Do I Need Insurance Before Buying a Written-Off Vehicle?
This is a critical question, and the answer is nuanced. You don't necessarily need to *have* insurance in place before the literal point of purchase, but you absolutely *must* contact insurers *before* you commit to buying a written-off vehicle. This step is non-negotiable for several reasons:
- Availability of Cover: Not all insurance companies are willing to provide cover for vehicles that have been previously written off. Some may refuse outright, while others might have specific criteria or require additional inspections.
- Increased Premiums: For insurers that do offer cover, the premium for a written-off vehicle can be significantly higher than for a comparable non-written-off car. This is because insurers perceive a higher risk due to the vehicle's past damage, even if it's been professionally repaired.
- Disclosure is Key: When obtaining a quote, you must be completely honest and disclose that the vehicle has been previously written off. Failing to do so constitutes non-disclosure and can invalidate your policy, leading to any future claims being rejected. This is a severe consequence and completely negates the purpose of having insurance.
- Cost-Benefit Analysis: Getting insurance quotes beforehand allows you to perform a crucial cost-benefit analysis. A seemingly cheap written-off car might become significantly more expensive overall once higher insurance premiums are factored in, potentially offsetting any initial saving.
It is legally required to have at least third-party insurance to drive a vehicle on public roads in the UK. Therefore, while you can buy the car, you cannot legally drive it away without valid insurance in place. Ensure you have arranged temporary cover or an annual policy that starts on the day of purchase.

After Purchase: Your Rights and What to Do
Once you've purchased the vehicle, there are still important steps to follow:
- Inform Your Insurer: If you haven't already, immediately inform your insurer that the vehicle was previously a total loss. As mentioned, non-disclosure can lead to policy invalidation.
- The Sale of Goods Act 1979 (now Consumer Rights Act 2015): If you bought the vehicle from a dealer, your purchase is protected by the Consumer Rights Act 2015. This states that goods must be 'as described', 'of satisfactory quality', and 'fit for purpose'. A written-off vehicle that has been poorly repaired, or whose history was not disclosed, could fall short of these requirements. If this happens, you may be entitled to a refund or repair, particularly if reported within 30 days. After 30 days, the dealer gets one attempt to repair. If the repair is unsuccessful, you can claim a refund (minus a deduction for usage).

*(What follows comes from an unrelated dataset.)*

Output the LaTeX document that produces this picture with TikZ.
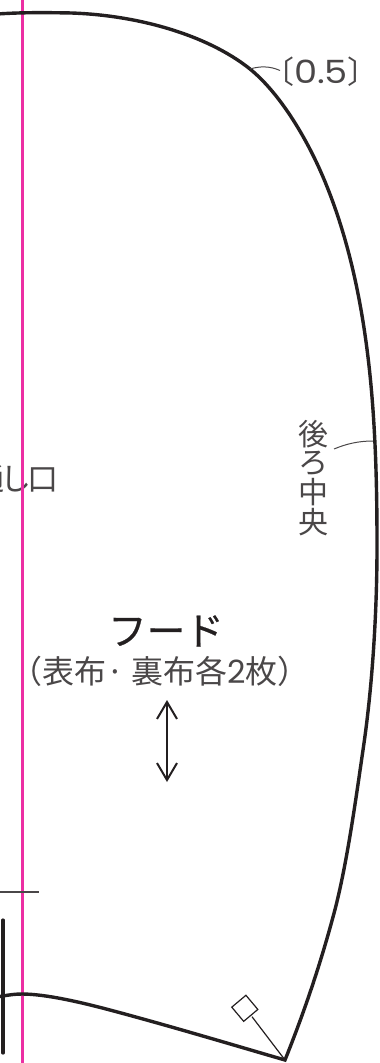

- Reporting to Trading Standards: If you believe a company has acted illegally or unfairly, for example, by selling you an unroadworthy car or misrepresenting its history, you can report them to Trading Standards. This is especially relevant if the car was sold as 'safe' but has underlying issues related to its write-off status that make it dangerous.
Comparative Table: Written-Off vs. Non-Written-Off Vehicles
| Feature | Written-Off Vehicle (Cat S/N) | Non-Written-Off Vehicle |
|---|---|---|
| Initial Purchase Cost | Potentially significantly lower | Generally higher |
| Insurance Premiums | Likely higher, harder to obtain cover | Generally standard, easier to obtain |
| Resale Value | Typically lower; smaller buyer pool | Higher; broader buyer pool |
| Required Diligence | Extremely high (inspections, history checks) | High, but less complex in terms of damage history |
| Risk of Hidden Issues | Higher if repairs were poor or undisclosed | Lower, but still possible (e.g., mechanical faults) |
| V5C Status | May be marked with 'S' or 'N' category | No write-off mark |
Frequently Asked Questions (FAQs)
Is it safe to buy a written-off car?
Yes, if it's a Category S or N vehicle and has been professionally repaired to a high standard, an independent engineer has inspected it, and it passes all necessary roadworthiness checks (like the MOT). The danger comes from poorly repaired vehicles or those with undisclosed damage.
Will a written-off car affect its resale value?
Generally, yes. A car with a write-off history will typically have a lower resale value than an identical car that has never been written off, even if perfectly repaired. This is due to buyer perception and the smaller pool of potential buyers willing to consider such vehicles.
How do I know if a car has been written off?
The most reliable way is through a comprehensive vehicle history check (e.g., HPI Check). The V5C logbook may also be stamped with the write-off category (S or N), though this isn't always the case for vehicles repaired and re-registered after the write-off.
Are there any legal requirements after repairing a written-off car?
For Category S and N vehicles, once repaired, they must pass an MOT test (if applicable) to confirm their roadworthiness. There is no longer a requirement for a formal 'VIC Check' (Vehicle Identity Check) for these categories, which was abolished in 2015. However, the onus is on the owner to ensure the vehicle is safe and legal to drive.
Can I get finance for a written-off car?
It can be more challenging to secure finance for a written-off vehicle. Some lenders may be reluctant, or they may offer less favourable terms due to the perceived higher risk. It's best to discuss this with your finance provider early in the process.
Conclusion
Buying a written-off vehicle in the UK can be a viable option for those looking to save money, but it's not a decision to be taken lightly. The potential for a good deal is undeniable, particularly with Category N vehicles, and even well-repaired Category S cars. However, the path is fraught with potential pitfalls if not approached with extreme caution and thorough investigation. Your safety, and your financial well-being, depend on meticulous checks, professional inspections, and absolute transparency with your insurer. By arming yourself with knowledge about the salvage categories, understanding your rights, and performing rigorous pre-purchase assessments, you can navigate the market for written-off vehicles with confidence, potentially driving away with a bargain rather than a burden.